+++ Data provided

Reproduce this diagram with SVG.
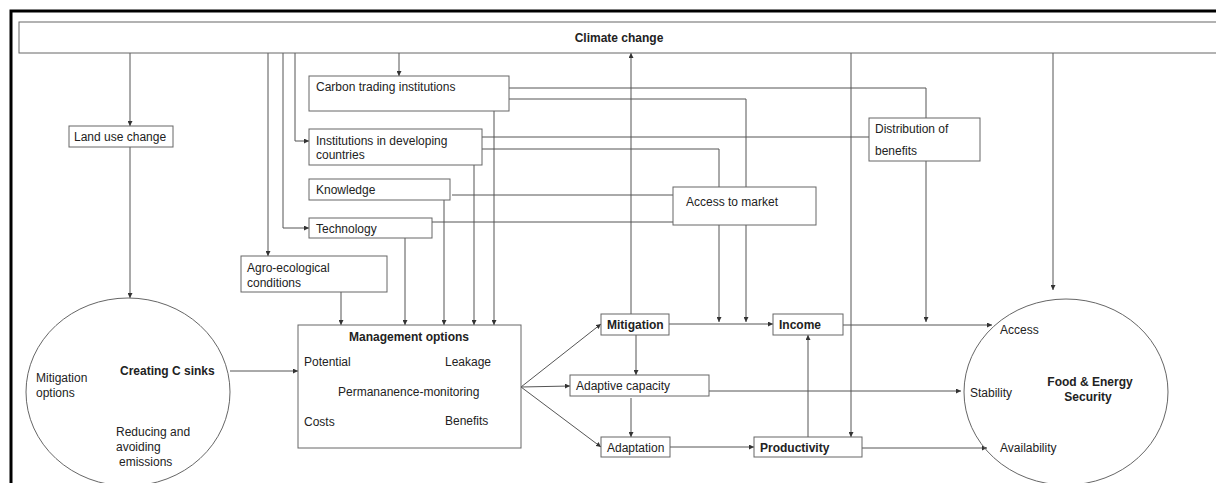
<svg xmlns="http://www.w3.org/2000/svg" width="1216" height="483" viewBox="0 0 1216 483">
<defs>
<marker id="ah" viewBox="0 0 8 8" refX="8" refY="4" markerWidth="5" markerHeight="5" orient="auto" markerUnits="userSpaceOnUse"><path d="M0,0 L8,4 L0,8 z" fill="#333"/></marker>
<style>
.bx{fill:#fff;stroke:#666;stroke-width:1}
.ln{fill:none;stroke:#555;stroke-width:1}
.a{marker-end:url(#ah)}
text{font-family:"Liberation Sans",Arial,sans-serif;font-size:12px;fill:#222}
.b{font-weight:bold}
.c{text-anchor:middle}
</style>
</defs>
<rect width="1216" height="483" fill="#fff"/>
<path d="M11,483 V11 H1216" fill="none" stroke="#000" stroke-width="3"/>

<g id="connectors">
<path class="ln a" d="M130,53 V126"/>
<path class="ln a" d="M130,147 V298"/>
<path class="ln a" d="M268,53 V256" stroke="#888" stroke-width="1.5"/>
<path class="ln a" d="M283,53 V228 H309"/>
<path class="ln a" d="M295,53 V141 H309"/>
<path class="ln a" d="M399,53 V76"/>
<path class="ln a" d="M631,314 V53"/>
<path class="ln a" d="M851,53 V437"/>
<path class="ln a" d="M1053,53 V290"/>
<path class="ln" d="M509,88 H926 V118"/>
<path class="ln a" d="M926,161 V322"/>
<path class="ln" d="M509,99 H746 V187"/>
<path class="ln a" d="M746,225 V322"/>
<path class="ln" d="M482,137 H869"/>
<path class="ln" d="M482,149 H719 V187"/>
<path class="ln a" d="M719,225 V322"/>
<path class="ln" d="M452,195 H673"/>
<path class="ln" d="M432,222 H673"/>
<path class="ln a" d="M341,292 V325"/>
<path class="ln a" d="M405,238 V325"/>
<path class="ln a" d="M444,200 V325"/>
<path class="ln a" d="M474,165 V325"/>
<path class="ln a" d="M494,111 V325"/>
<path class="ln a" d="M230,371 H298"/>
<path class="ln a" d="M521,387 L601,324"/>
<path class="ln a" d="M521,387 L570,386"/>
<path class="ln a" d="M521,387 L601,447"/>
<path class="ln a" d="M636,335 V375"/>
<path class="ln a" d="M631,398 V437"/>
<path class="ln a" d="M669,324 H773"/>
<path class="ln a" d="M670,447 H754"/>
<path class="ln a" d="M808,437 V335"/>
<path class="ln a" d="M843,325 H992"/>
<path class="ln a" d="M709,391 H961"/>
<path class="ln a" d="M862,448 H987"/>
</g>

<g id="climate-change"><rect class="bx" x="19" y="22" width="1205" height="31"/><text class="b c" x="619" y="42">Climate change</text></g>
<g id="land-use-change"><rect class="bx" x="69" y="126" width="104" height="21"/><text x="74" y="141">Land use change</text></g>
<g id="carbon-trading"><rect class="bx" x="309" y="76" width="200" height="35"/><text x="316" y="91">Carbon trading institutions</text></g>
<g id="institutions"><rect class="bx" x="309" y="129" width="173" height="36"/><text x="316" y="145">Institutions in developing</text><text x="316" y="159">countries</text></g>
<g id="knowledge"><rect class="bx" x="309" y="179" width="141" height="21"/><text x="316" y="194">Knowledge</text></g>
<g id="technology"><rect class="bx" x="309" y="218" width="123" height="20"/><text x="316" y="233">Technology</text></g>
<g id="agro"><rect class="bx" x="241" y="256" width="146" height="36"/><text x="247" y="272">Agro-ecological</text><text x="247" y="287">conditions</text></g>
<g id="distribution"><rect class="bx" x="869" y="118" width="111" height="43"/><text x="875" y="133">Distribution of</text><text x="875" y="155">benefits</text></g>
<g id="access-to-market"><rect class="bx" x="673" y="187" width="143" height="38"/><text x="686" y="206">Access to market</text></g>
<g id="management"><rect class="bx" x="298" y="325" width="223" height="123"/>
<text class="b c" x="409" y="341">Management options</text>
<text x="304" y="366">Potential</text><text x="445" y="366">Leakage</text>
<text x="338" y="396">Permananence-monitoring</text>
<text x="304" y="426">Costs</text><text x="445" y="425">Benefits</text></g>
<g id="mitigation"><rect class="bx" x="601" y="314" width="68" height="21"/><text class="b" x="607" y="329">Mitigation</text></g>
<g id="adaptive-capacity"><rect class="bx" x="570" y="375" width="139" height="21"/><text x="576" y="390">Adaptive capacity</text></g>
<g id="adaptation"><rect class="bx" x="601" y="437" width="69" height="20"/><text x="607" y="452">Adaptation</text></g>
<g id="income"><rect class="bx" x="773" y="314" width="70" height="21"/><text class="b" x="779" y="329">Income</text></g>
<g id="productivity"><rect class="bx" x="754" y="437" width="108" height="20"/><text class="b" x="760" y="452">Productivity</text></g>
<g id="c-sinks"><ellipse cx="128" cy="392" rx="102" ry="94" fill="none" stroke="#666"/>
<text class="b" x="120" y="375">Creating C sinks</text>
<text x="36" y="382">Mitigation</text><text x="36" y="397">options</text>
<text x="116" y="436">Reducing and</text><text x="116" y="451">avoiding</text><text x="119" y="466">emissions</text></g>
<g id="food-energy"><ellipse cx="1066" cy="392" rx="102" ry="93" fill="none" stroke="#666"/>
<text x="1000" y="334">Access</text><text x="970" y="397">Stability</text><text x="1000" y="452">Availability</text>
<text class="b c" x="1090" y="386">Food &amp; Energy</text><text class="b c" x="1088" y="401">Security</text></g>
</svg>
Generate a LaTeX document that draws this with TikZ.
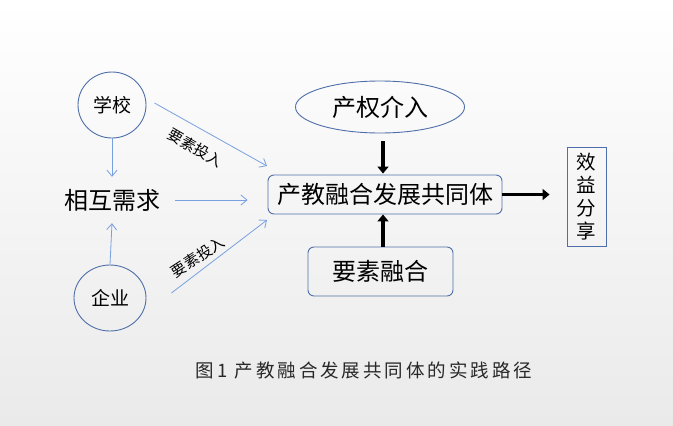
\documentclass[tikz,border=0pt]{standalone}
\usepackage{fontspec}
\newfontfamily\cjk{Noto Sans CJK SC}
\newfontfamily\capfont[LetterSpace=16]{Noto Sans CJK SC}
\usetikzlibrary{shapes.geometric,arrows.meta}
\definecolor{edgeblue}{RGB}{79,111,170}
\definecolor{arrowblue}{RGB}{120,160,225}
\definecolor{bgbot}{RGB}{234,234,234}
\definecolor{captext}{RGB}{40,40,40}
\begin{document}
\begin{tikzpicture}[x=1pt,y=-1pt,
  every node/.style={font=\cjk, inner sep=0pt},
  big/.style={font=\cjk\fontsize{24}{27}\selectfont},
  mid/.style={font=\cjk\fontsize{19}{22}\selectfont},
  small/.style={font=\cjk\fontsize{15}{17}\selectfont},
  oval/.style={ellipse, draw=edgeblue, line width=0.9pt},
  rbox/.style={rectangle, rounded corners=6pt, draw=edgeblue, line width=0.9pt},
  sbox/.style={rectangle, draw=edgeblue, line width=0.9pt},
  thinarrow/.style={draw=arrowblue, line width=0.8pt, -{Straight Barb[length=6pt,width=10pt]}},
  thickarrow/.style={draw=black, line width=3.5pt, -{Triangle[length=7pt,width=11pt]}},
]
\shade[top color=white, bottom color=bgbot] (0,0) rectangle (673,426);
\useasboundingbox (0,0) rectangle (673,426);

\node[oval, mid, minimum width=68pt, minimum height=66pt] (school) at (112,105) {学校};
\node[oval, mid, minimum width=72pt, minimum height=66pt] (firm) at (110,298) {企业};
\node[big, minimum width=126pt, minimum height=46pt] (demand) at (112,200) {相互需求};

\node[oval, big, minimum width=169pt, minimum height=52pt] (prop) at (380,107) {产权介入};
\node[rbox, big, minimum width=234pt, minimum height=39pt] (main) at (385,194.5) {产教融合发展共同体};
\node[rbox, big, minimum width=145pt, minimum height=49pt] (elem) at (380.5,271.5) {要素融合};
\node[sbox, minimum width=39pt, minimum height=99pt, align=center, font=\cjk\fontsize{19.5}{23}\selectfont] (share) at (586.5,196.5) {效\\益\\分\\享};

\coordinate (in1) at (267,166);
\coordinate (in3) at (267,220);

\draw[thinarrow] (school.south) -- (demand.north);
\draw[thinarrow] (firm.north) -- (demand.south);
\draw[thinarrow, shorten >=20pt] (demand.east) -- (demand.east -| main.west);
\draw[thinarrow] ([shift={(8,-2)}]school.east) -- (in1);
\draw[thinarrow] ([shift={(25,-5)}]firm.east) -- (in3);

\node[small, rotate=-30] (lab1) at (195,148) {要素投入};
\node[small, rotate=33] (lab2) at (198,257) {要素投入};

\draw[thickarrow, shorten <=8pt, shorten >=1pt] ([xshift=3pt]prop.south) -- ([xshift=3pt]prop.south |- main.north);
\draw[thickarrow] ([xshift=2.5pt]elem.north) -- ([xshift=2.5pt]elem.north |- main.south);
\draw[thickarrow, shorten >=17pt] (main.east) -- (main.east -| share.west);

\node[font=\capfont\fontsize{18.5}{20}\selectfont, text=captext] (cap) at (364,370) {图1 产教融合发展共同体的实践路径};
\end{tikzpicture}
\end{document}
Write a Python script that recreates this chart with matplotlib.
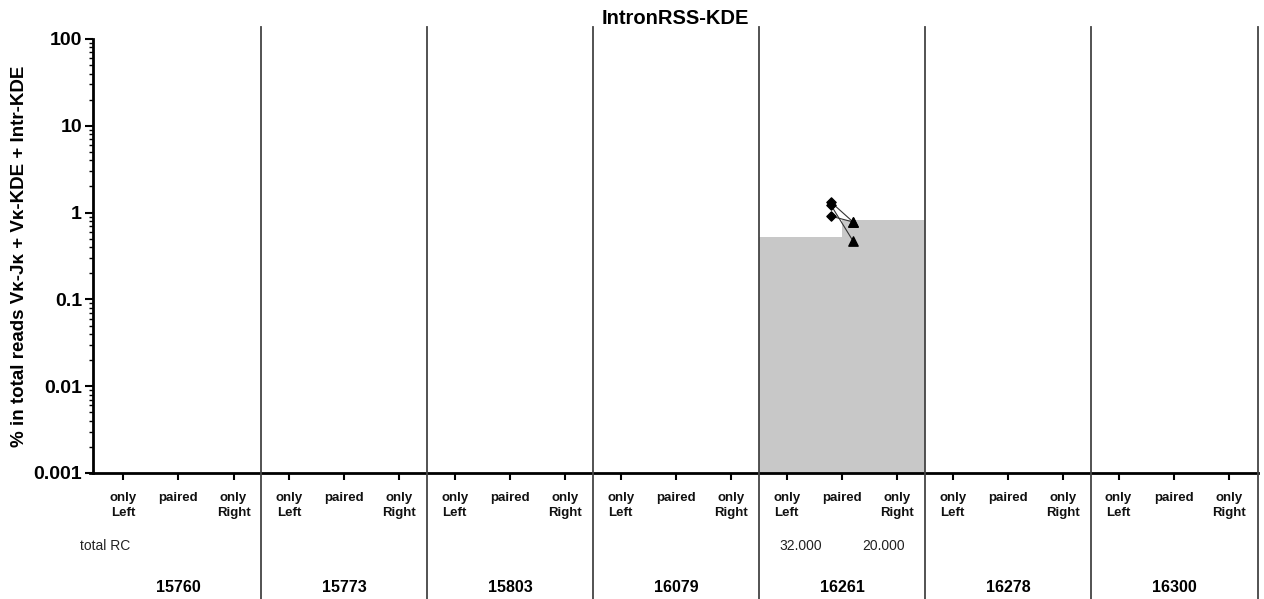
import numpy as np
import matplotlib
matplotlib.use("Agg")
import matplotlib.pyplot as plt
from matplotlib.lines import Line2D
import matplotlib.transforms as mtransforms
from matplotlib.ticker import LogLocator, FixedLocator, NullFormatter

plt.rcParams['font.family'] = ['Liberation Sans', 'DejaVu Sans']

# ---- data ----
groups = ['15760', '15773', '15803', '16079', '16261', '16278', '16300']
categories = ['only\nLeft', 'paired', 'only\nRight']
only_left_bar = [np.nan, np.nan, np.nan, np.nan, 0.52, np.nan, np.nan]
only_right_bar = [np.nan, np.nan, np.nan, np.nan, 0.82, np.nan, np.nan]
paired_group = 4
paired_left = [1.32, 1.22, 0.91]    # diamonds
paired_right = [0.78, 0.47, 0.78]   # triangles
total_rc_left = ['', '', '', '', '32.000', '', '']
total_rc_right = ['', '', '', '', '20.000', '', '']
y_ticks = [0.001, 0.01, 0.1, 1, 10, 100]
y_ticklabels = ['0.001', '0.01', '0.1', '1', '10', '100']

W, H = 1264, 599
fig = plt.figure(figsize=(W / 100, H / 100), dpi=100)
ax = fig.add_axes([93 / W, 1 - 473 / H, (1258 - 93) / W, (473 - 39) / H])

ng = len(groups)
nc = len(categories)
xpos = np.arange(ng * nc)

# bars
bar_c = '#c8c8c8'
for g in range(ng):
    if not np.isnan(only_left_bar[g]):
        ax.bar(g * nc - 0.5, only_left_bar[g], width=1.5, align='edge', color=bar_c, edgecolor='none', zorder=1)
    if not np.isnan(only_right_bar[g]):
        ax.bar(g * nc + 1, only_right_bar[g], width=1.5, align='edge', color=bar_c, edgecolor='none', zorder=1)

# paired points
xc = paired_group * nc + 1
for l, r in zip(paired_left, paired_right):
    ax.plot([xc - 0.2, xc + 0.2], [l, r], color='#333333', lw=0.8, zorder=3)
ax.scatter([xc - 0.2] * len(paired_left), paired_left, marker='D', s=22, color='black', zorder=4)
ax.scatter([xc + 0.2] * len(paired_right), paired_right, marker='^', s=45, color='black', zorder=4)

ax.set_yscale('log')
ax.set_ylim(0.001, 100)
ax.set_xlim(-0.54, ng * nc - 0.48)

ax.yaxis.set_major_locator(FixedLocator(y_ticks))
ax.set_yticklabels(y_ticklabels, fontsize=14, fontweight='bold')
ax.yaxis.set_minor_locator(LogLocator(base=10, subs=np.arange(2, 10)))
ax.yaxis.set_minor_formatter(NullFormatter())
ax.tick_params(axis='y', which='major', length=6, width=1.5, direction='out', pad=2)
ax.tick_params(axis='y', which='minor', length=3, width=1.0, direction='out')

ax.set_xticks(xpos)
ax.set_xticklabels(categories * ng, fontsize=9.5, fontweight='bold', color='#111111', linespacing=1.25)
ax.tick_params(axis='x', which='major', length=5, width=1.5, direction='out', pad=9)

for s in ['top', 'right']:
    ax.spines[s].set_visible(False)
ax.spines['left'].set_linewidth(2)
ax.spines['bottom'].set_linewidth(2)
ax.spines['bottom'].set_bounds(-0.6, ng * nc - 0.48)

ax.set_ylabel('% in total reads V\u03ba-J\u03ba + V\u03ba-KDE + Intr-KDE', fontsize=13.5, fontweight='bold', labelpad=4)

# separators between groups, extending above and below the axes
trans = mtransforms.blended_transform_factory(ax.transData, fig.transFigure)
for g in range(1, ng + 1):
    xs = g * nc - 0.5 if g < ng else ng * nc - 0.48
    fig.add_artist(Line2D([xs, xs], [1 - 27 / H, 0], transform=trans, color='#444444', lw=1.3, zorder=3))

# title
fig.text(0.5 * (93 + 1258) / W, 1 - 19 / H, 'IntronRSS-KDE', ha='center', va='center', fontsize=14.5, fontweight='bold')

# total RC row
fig.text(80 / W, 1 - 546 / H, 'total RC', ha='left', va='center', fontsize=10, color='#222222')
for g in range(ng):
    if total_rc_left[g]:
        t = fig.text(0, 1 - 546 / H, total_rc_left[g], transform=trans, ha='center', va='center', fontsize=10, color='#222222')
        t.set_x(g * nc + 0.25)
    if total_rc_right[g]:
        t = fig.text(0, 1 - 546 / H, total_rc_right[g], transform=trans, ha='center', va='center', fontsize=10, color='#222222')
        t.set_x(g * nc + 1.75)

# group labels
for g, name in enumerate(groups):
    t = fig.text(0, 1 - 587 / H, name, transform=trans, ha='center', va='center', fontsize=11.5, fontweight='bold')
    t.set_x(g * nc + 1)

fig.savefig('out.png', dpi=100)
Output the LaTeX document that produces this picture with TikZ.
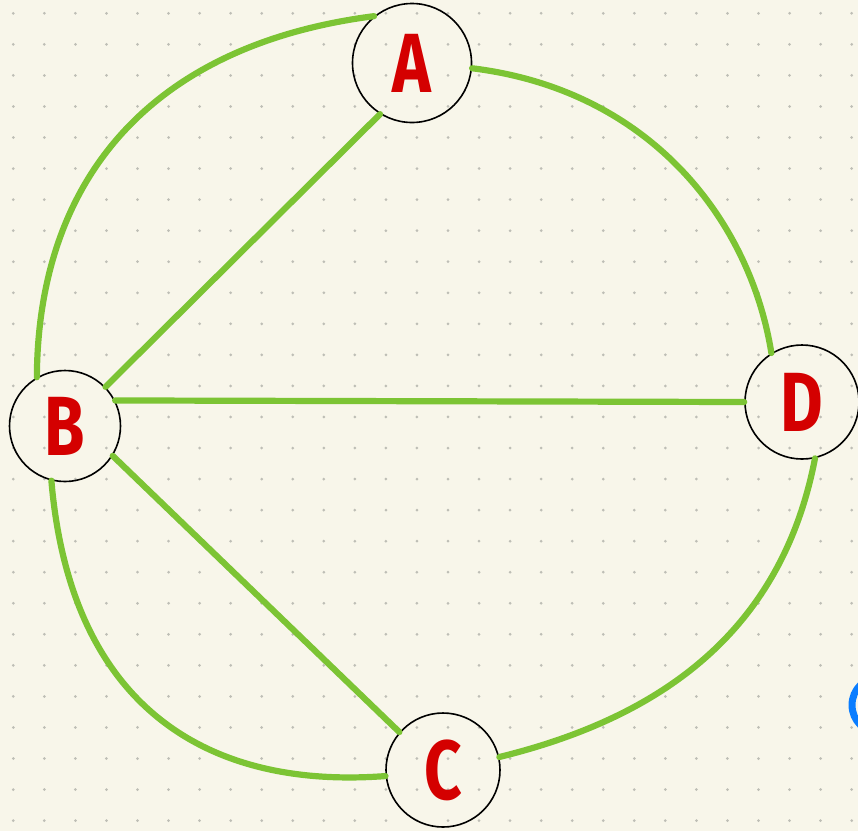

++++++

Task to carry out:
Determine how many lines of the records above contain the word "this", and report only that number.

In response:
4